CalMac managing director Robbie Drummond said: “CalMac has suffered significant and unprecedented financial pressures due to Covid-19 and it is likely that these will continue to have an impact for some time.
“Despite this, we are committed to rewarding staff in recognition of their determination to provide a high quality and safe lifeline service during an extremely difficult period.
“We are thankful for the support from Transport Scotland under our contract, which has enabled us to protect every job during the pandemic and to provide furloughed employees 100 per cent of their pay.
"We also took steps to ensure their safety and well being was well protected.
“This pay offer is the same as the current rate of inflation and is being made with our staff in mind – providing a fair and generous offer in the current circumstances.

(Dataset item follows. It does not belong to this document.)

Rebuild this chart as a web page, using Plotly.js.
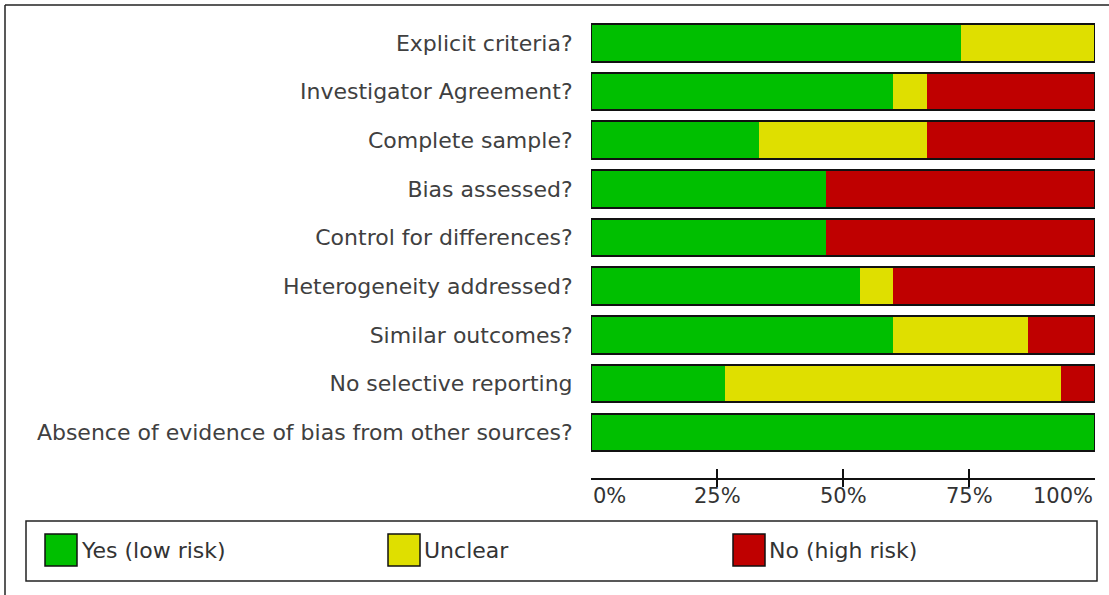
<!DOCTYPE html>
<html>
<head>
<meta charset="utf-8">
<script src="https://cdn.plot.ly/plotly-3.0.1.min.js"></script>
<style>html,body{margin:0;padding:0;background:#fff;}#chart{width:1109px;height:595px;}</style>
</head>
<body>
<div id="chart"></div>
<script>
const categories = [
  "Explicit criteria?",
  "Investigator Agreement?",
  "Complete sample?",
  "Bias assessed?",
  "Control for differences?",
  "Heterogeneity addressed?",
  "Similar outcomes?",
  "No selective reporting",
  "Absence of evidence of bias from other sources?"
];
const yesPct     = [73.33, 60.00, 33.33, 46.67, 46.67, 53.33, 60.00, 26.67, 100];
const unclearPct = [26.67,  6.67, 33.33,  0.00,  0.00,  6.67, 26.67, 66.67, 0];
const noPct      = [ 0.00, 33.33, 33.34, 53.33, 53.33, 40.00, 13.33,  6.66, 0];
const seriesNames = ["Yes (low risk)", "Unclear", "No (high risk)"];
const seriesColors = ["#00BF00", "#DFDF00", "#BF0000"];
const tickVals = [0, 25, 50, 75, 100];
const tickLabels = ["0%", "25%", "50%", "75%", "100%"];

const totals = categories.map((c, i) => yesPct[i] + unclearPct[i] + noPct[i]);

// layout geometry (pixels)
const W = 1109, H = 595;
const M = {l: 591, r: 14, t: 19, b: 117};
const pw = W - M.l - M.r, ph = H - M.t - M.b;
const px2x = p => (p - M.l) / pw;
const py2y = p => (H - M.b - p) / ph;

const seriesVals = [yesPct, unclearPct, noPct];
const traces = seriesVals.map((vals, k) => ({
  type: "bar", orientation: "h",
  name: seriesNames[k], x: vals, y: categories,
  width: 0.77,
  marker: {color: seriesColors[k], line: {width: 0}},
  hoverinfo: "x+y+name", showlegend: false
}));
traces.push({
  type: "bar", orientation: "h", x: totals, y: categories,
  xaxis: "x2", yaxis: "y", width: 0.77,
  marker: {color: "rgba(0,0,0,0)", line: {color: "#111", width: 2}},
  hoverinfo: "skip", showlegend: false
});

const font = "DejaVu Sans, Verdana, sans-serif";
const annotations = tickVals.map((v, i) => ({
  xref: "x", yref: "paper", x: v, y: py2y(496),
  text: tickLabels[i], showarrow: false,
  xanchor: i === 0 ? "left" : (i === tickVals.length - 1 ? "right" : "center"),
  yanchor: "middle",
  font: {family: font, size: 21, color: "#333"}
}));

const shapes = [
  // outer frame (left and top)
  {type: "line", xref: "paper", yref: "paper", x0: px2x(5), x1: px2x(5), y0: py2y(5), y1: py2y(600), line: {color: "#222", width: 1.5}},
  {type: "line", xref: "paper", yref: "paper", x0: px2x(5), x1: px2x(1115), y0: py2y(5), y1: py2y(5), line: {color: "#222", width: 1.5}},
  // legend box
  {type: "rect", xref: "paper", yref: "paper", x0: px2x(26), x1: px2x(1097), y0: py2y(581), y1: py2y(521), line: {color: "#222", width: 1.5}, fillcolor: "rgba(0,0,0,0)"}
];
const legendX = [45, 388, 733];
seriesNames.forEach((n, k) => {
  shapes.push({type: "rect", xref: "paper", yref: "paper",
    x0: px2x(legendX[k]), x1: px2x(legendX[k] + 32), y0: py2y(566), y1: py2y(534),
    fillcolor: seriesColors[k], line: {color: "#111", width: 1.5}});
  annotations.push({xref: "paper", yref: "paper", x: px2x(legendX[k] + 34), y: py2y(550),
    text: n, showarrow: false, xanchor: "left", yanchor: "middle",
    font: {family: font, size: 22, color: "#333"}});
});

const layout = {
  width: W, height: H,
  margin: M,
  paper_bgcolor: "#fff", plot_bgcolor: "#fff",
  barmode: "stack",
  showlegend: false,
  xaxis: {range: [0, 100], showgrid: false, zeroline: false,
    showline: true, linecolor: "#111", linewidth: 1.5,
    ticks: "inside", ticklen: 9, tickwidth: 1.5, tickcolor: "#111",
    tickvals: tickVals, showticklabels: false, fixedrange: true},
  xaxis2: {range: [0, 100], overlaying: "x", anchor: "y", side: "bottom",
    showgrid: false, zeroline: false, showline: false,
    ticks: "outside", ticklen: 8, tickwidth: 1.5, tickcolor: "#111",
    tickvals: tickVals.slice(1, -1), showticklabels: false, fixedrange: true},
  yaxis: {type: "category", range: [8.94, -0.49], showgrid: false, zeroline: false,
    showline: false, ticks: "outside", ticklen: 13, tickcolor: "rgba(0,0,0,0)",
    tickfont: {family: font, size: 22, color: "#404040"}, fixedrange: true},
  shapes: shapes,
  annotations: annotations
};

Plotly.newPlot("chart", traces, layout, {displayModeBar: false, staticPlot: true});
</script>
</body>
</html>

"This offer ensures the best possible route for us all as we get through the pandemic together.”
CalMac won an eight-year contract in 2016 worth a total of some £900 million, in a contest against private sector outsourcing giant Serco.
A Transport Scotland spokesperson said: “CalMac pay policy sits outside the coverage of the Scottish Government’s pay policy and, as such, this is a matter for CalMac and the unions concerned.
"We would urge management and unions to continue to engage in meaningful dialogue to reach a mutually agreeable outcome that avoids impacting staff and ferry users at an already difficult time for communities served by CalMac.”